Corals Turn Bright Neon in Last-Ditch Effort to Survive
Viruses, pollution and warming ocean temperatures have plagued corals in recent years. The onslaught of abuse has caused mass bleaching events and threatened the long-term survival of many ocean species. While corals have little chance of surviving through a mass bleaching, a new study found that when corals turn a vibrant neon color, it's in a last-ditch effort to survive, as CBS News reported.
Rather than going through a bleaching where the coral turns white, many reef regions around the world have seen coral reefs go through a "colorful bleaching," where the coral turns brilliant hues of bright purple, pink, and orange. The colors appear as a survival technique as the corals face stress from increased ocean temperatures and a lack of nutrients, according to The Independent.
The new study led by researchers from the University of Southampton in the UK was published in the journal Current Biology. Scientists had first spotted the neon coral a decade ago, but they were stumped as to why the vibrant colors appeared.
In coral bleaching, the algae that live in healthy coral try to flee from rising ocean temperatures. Their symbiotic relationship can end if ocean temperatures rise just 1 degree Celsius. The warmer temperatures cause the algae to escape the shelter provided by the coral, leaving behind a bleached skeleton.

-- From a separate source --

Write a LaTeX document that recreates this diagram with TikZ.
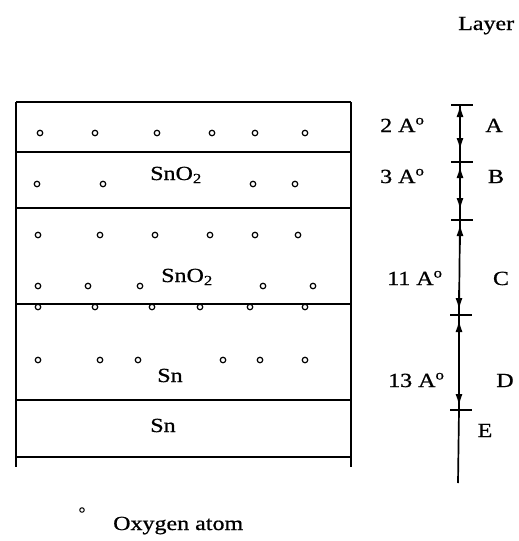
\documentclass[tikz,border=0pt]{standalone}
\usepackage{fontspec}
\setmainfont{Liberation Serif}[FakeStretch=1.2,FakeBold=0.8]
\usetikzlibrary{arrows.meta}
\begin{document}
\begin{tikzpicture}[x=1pt,y=-1pt,
  frame/.style={line width=1.7pt},
  oatom/.style={circle,draw,line width=1.2pt,inner sep=0pt,minimum size=5.5pt},
  lbl/.style={font=\fontsize{20}{22}\selectfont,inner sep=0pt},
  scaleline/.style={line width=1.7pt},
  dimarrow/.style={line width=1.7pt,-{Latex[length=12pt,width=7pt]}}]
\useasboundingbox[fill=white] (0,0) rectangle (519,541);
% layer box
\coordinate (TL) at (16,102); \coordinate (TR) at (351,102);
\coordinate (BL) at (16,467); \coordinate (BR) at (351,467);
\draw[frame] (TL) -- (BL);
\draw[frame] (TR) -- (BR);
\foreach \yy [count=\i] in {102,152,208,304,400,457} {
  \coordinate (hl\i) at (16,\yy); \coordinate (hr\i) at (351,\yy);
  \draw[frame] (hl\i) -- (hr\i);
}
% oxygen atoms
\foreach \xx [count=\i] in {40,95,157,212,255,305} \node[oatom] (oa\i) at (\xx,133) {};
\foreach \xx [count=\i] in {37,103,253,295} \node[oatom] (ob\i) at (\xx,184) {};
\foreach \xx [count=\i] in {38,100,155,210,255,298} \node[oatom] (oc\i) at (\xx,235) {};
\foreach \xx [count=\i] in {38,88,140,263,313} \node[oatom] (od\i) at (\xx,286) {};
\foreach \xx [count=\i] in {38,95,152,200,250,305} \node[oatom] (oe\i) at (\xx,307) {};
\foreach \xx [count=\i] in {38,100,138,223,260,305} \node[oatom] (of\i) at (\xx,360) {};
% layer names
\node[lbl,anchor=base] (sno1) at (176,180) {SnO\textsubscript{2}};
\node[lbl,anchor=base] (sno2) at (187,282) {SnO\textsubscript{2}};
\node[lbl,anchor=base] (sn1) at (170,382) {Sn};
\node[lbl,anchor=base] (sn2) at (163,432) {Sn};
% scale
\node[lbl,anchor=base west] (layer) at (458,30) {Layer};
\coordinate (t0) at (460,105);
\coordinate (t1) at (460,162);
\coordinate (t2) at (460,220);
\coordinate (t3) at (459,315);
\coordinate (t4) at (459,410);
\coordinate (tb) at (458,483);
\draw[scaleline] (t0) -- (t1) -- (t2) -- (t3) -- (t4) -- (tb);
\foreach \t in {t0,t1,t2,t3,t4} \draw[scaleline] ([xshift=-9pt]\t) -- ([xshift=13pt]\t);
% dimension arrows
\draw[dimarrow] (460,125) -- (t0);
\draw[dimarrow] (460,128) -- (460,150);
\draw[dimarrow] (460,185) -- (460,166);
\draw[dimarrow] (460,190) -- (460,210);
\draw[dimarrow] (460,245) -- (460,224);
\draw[dimarrow] (459,290) -- (459,310);
\draw[dimarrow] (459,340) -- (459,320);
\draw[dimarrow] (459,385) -- (459,406);
% dimension labels
\node[lbl,anchor=base west] (dA) at (380,132) {2 A\textsuperscript{o}};
\node[lbl,anchor=base west] (dB) at (380,183) {3 A\textsuperscript{o}};
\node[lbl,anchor=base west] (dC) at (387,285) {11 A\textsuperscript{o}};
\node[lbl,anchor=base west] (dD) at (388,387) {13 A\textsuperscript{o}};
\node[lbl,anchor=base] (lA) at (494,132) {A};
\node[lbl,anchor=base] (lB) at (496,183) {B};
\node[lbl,anchor=base] (lC) at (501,285) {C};
\node[lbl,anchor=base] (lD) at (505,387) {D};
\node[lbl,anchor=base] (lE) at (485,437) {E};
% legend
\node[oatom,minimum size=4.5pt,line width=1pt] (leg) at (82,510) {};
\node[lbl,anchor=base west] (legt) at (113,530) {Oxygen atom};
\end{tikzpicture}
\end{document}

However, in colorful bleaching events, the coral add an extra protective layer to help them endure difficult ocean conditions. That new layer is made up from pigments similar to the green fluorescent protein that makes some jellyfish glow, according to CNET. The glowing pigment is produced through the algae's interaction with sunlight.
To perform the study, researchers at the University of Southampton's Coral Reef Laboratory analyzed 15 colorful bleaching events between 2010 and 2019. They identified the trends that caused them and recreated those conditions in their lab. They noticed that the color comes out to protect the coral from the sun's harmful rays, effectively making it a sunscreen layer. That display of glowing color is an attempt to signal the algae to come back, as CBS News reported.
"Our research shows colorful bleaching involves a self-regulating mechanism, a so-called optical feedback loop, which involves both partners of the symbiosis," lead researcher professor Jörg Wiedenmann of the University of Southampton said in a press release.
"The resulting sunscreen layer will subsequently promote the return of the symbionts. As the recovering algal population starts taking up the light for their photosynthesis again, the light levels inside the coral will drop and the coral cells will lower the production of the colorful pigments to their normal level."
Bleaching is not always a death sentence for corals, the coral animal can still be alive," said Dr. Cecilia D'Angelo, professor of molecular coral biology at Southampton, as The Independent reported. "If the stress event is mild enough, corals can re-establish the symbiosis with their algal partner.
"Unfortunately, recent episodes of global bleaching caused by unusually warm water have resulted in high coral mortality, leaving the world's coral reefs struggling for survival."